The Gotham Independent Film Audience Award, voted by IFP members, went to Tangerine, director Sean Baker’s technically audacious, micro-budget comedy that follows two transgender sex workers on a wayward Christmas Eve revenge mission through the streets of L.A. Also awarded for Tangerine, Mya Taylor was voted the Breakthrough Actor award for her portrayal of Alexandra.
Jonas Carpignano won the Bingham Ray Breakthrough Director award, given to the director of a first feature, for Mediterranea, his timely and visually stunning debut chronicling two friends’ harrowing journey to cross the Mediterranean Sea to immigrate to Italy.
The Breakthrough Series– Short Form award went to Shugs & Fats, a comedic web series that follows two Hijabis striving to find themselves in New York by adopting the latest Western trends of self-expression and personal growth. Shugs & Fats was created by Nadia P. Manzoor and Radhika Vaz, who also star as the title characters.

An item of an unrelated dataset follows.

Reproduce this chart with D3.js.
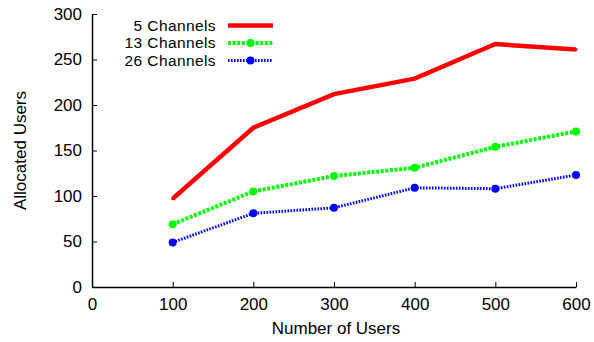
<!DOCTYPE html>
<html>
<head>
<meta charset="utf-8">
<script src="https://cdn.jsdelivr.net/npm/d3@7"></script>
<style>
  html, body { margin: 0; padding: 0; background: #fff; }
  svg text { font-family: "Liberation Sans", Arial, Helvetica, sans-serif; fill: #000; }
</style>
</head>
<body>
<svg id="chart" width="594" height="342"></svg>
<script>
// Allocated users versus number of users, per channel count
const users = [100, 200, 300, 400, 500, 600];
const fiveChannels = [97, 175, 212, 229, 267, 261];
const thirteenChannels = [69, 105, 122, 131, 154, 171];
const twentySixChannels = [49, 81, 87, 109, 108, 123];
const seriesNames = ["5 Channels", "13 Channels", "26 Channels"];
const xTicks = [0, 100, 200, 300, 400, 500, 600];
const yTicks = [0, 50, 100, 150, 200, 250, 300];

const FONT = 17;
const LEGEND_FONT = 15.5;

const series = [
  { name: seriesNames[0], values: fiveChannels, color: "#ff0000", width: 4.5, dash: null, r: 1.5 },
  { name: seriesNames[1], values: thirteenChannels, color: "#00ff00", width: 4, dash: "3,1.6", r: 4 },
  { name: seriesNames[2], values: twentySixChannels, color: "#0000ff", width: 3, dash: "1.6,1.4", r: 4 }
];

const svg = d3.select("#chart");
const margin = { left: 92, right: 18, top: 14, bottom: 55 };
const W = 594, H = 342;

const x = d3.scaleLinear().domain([0, 600]).range([margin.left, W - margin.right]);
const y = d3.scaleLinear().domain([0, 300]).range([H - margin.bottom, margin.top]);

// Axes: ticks point inward
const xAxis = d3.axisBottom(x).tickValues(xTicks).tickSizeInner(-5).tickSizeOuter(0).tickPadding(11);
const yAxis = d3.axisLeft(y).tickValues(yTicks).tickSizeInner(-5).tickSizeOuter(0).tickPadding(10);

const gx = svg.append("g").attr("transform", `translate(0,${y(0)})`).call(xAxis);
const gy = svg.append("g").attr("transform", `translate(${x(0)},0)`).call(yAxis);
[gx, gy].forEach(g => {
  g.select(".domain").attr("stroke", "#000").attr("stroke-width", 1.5);
  g.selectAll(".tick line").attr("stroke", "#000").attr("stroke-width", 1);
  g.selectAll(".tick text").attr("font-size", FONT).attr("font-family", "Liberation Sans, Arial, sans-serif").attr("fill", "#000");
});

// Axis titles
svg.append("text")
  .attr("x", (x(0) + x(600)) / 2 + 2).attr("y", 334)
  .attr("text-anchor", "middle").attr("font-size", FONT)
  .text("Number of Users");
svg.append("text")
  .attr("transform", `translate(26,${(y(0) + y(300)) / 2}) rotate(-90)`)
  .attr("text-anchor", "middle").attr("font-size", FONT)
  .text("Allocated Users");

// Series lines and markers
const line = d3.line().x((d, i) => x(users[i])).y(d => y(d));
series.forEach(s => {
  svg.append("path")
    .datum(s.values)
    .attr("d", line)
    .attr("fill", "none")
    .attr("stroke", s.color)
    .attr("stroke-width", s.width)
    .attr("stroke-dasharray", s.dash)
    .attr("stroke-linejoin", "miter");
  svg.selectAll(null)
    .data(s.values)
    .enter().append("circle")
    .attr("cx", (d, i) => x(users[i]))
    .attr("cy", d => y(d))
    .attr("r", s.r)
    .attr("fill", s.color);
});

// Legend
const legend = svg.append("g");
series.forEach((s, i) => {
  const ly = 25.5 + i * 17.5;
  legend.append("text")
    .attr("x", 216).attr("y", ly).attr("dy", "0.35em")
    .attr("text-anchor", "end").attr("font-size", LEGEND_FONT)
    .attr("letter-spacing", 0.4)
    .text(s.name);
  legend.append("line")
    .attr("x1", 228).attr("x2", 273).attr("y1", ly).attr("y2", ly)
    .attr("stroke", s.color).attr("stroke-width", s.width)
    .attr("stroke-dasharray", s.dash);
  legend.append("circle")
    .attr("cx", 250.5).attr("cy", ly).attr("r", s.r).attr("fill", s.color);
});
</script>
</body>
</html>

Also presented by IFP for the fifth year at the ceremony was the euphoria Calvin Klein Spotlight on Women Filmmakers ‘Live the Dream’ grant, a $25,000 cash award for an alumna of IFP’s Independent Filmmaker & Screen Forward Labs. This grant aims to further the careers of emerging women directors by supporting the completion, distribution and audience engagement strategies of their first feature film or episodic series. The winner of the 2015 grant was Chanelle Aponte Pearson, director of 195 Lewis, a web series that follows a diverse group of young women as they navigate the realities of being black and queer in New York City.
The Gotham Award ceremony was streamed live to a global audience at www.ifp.org.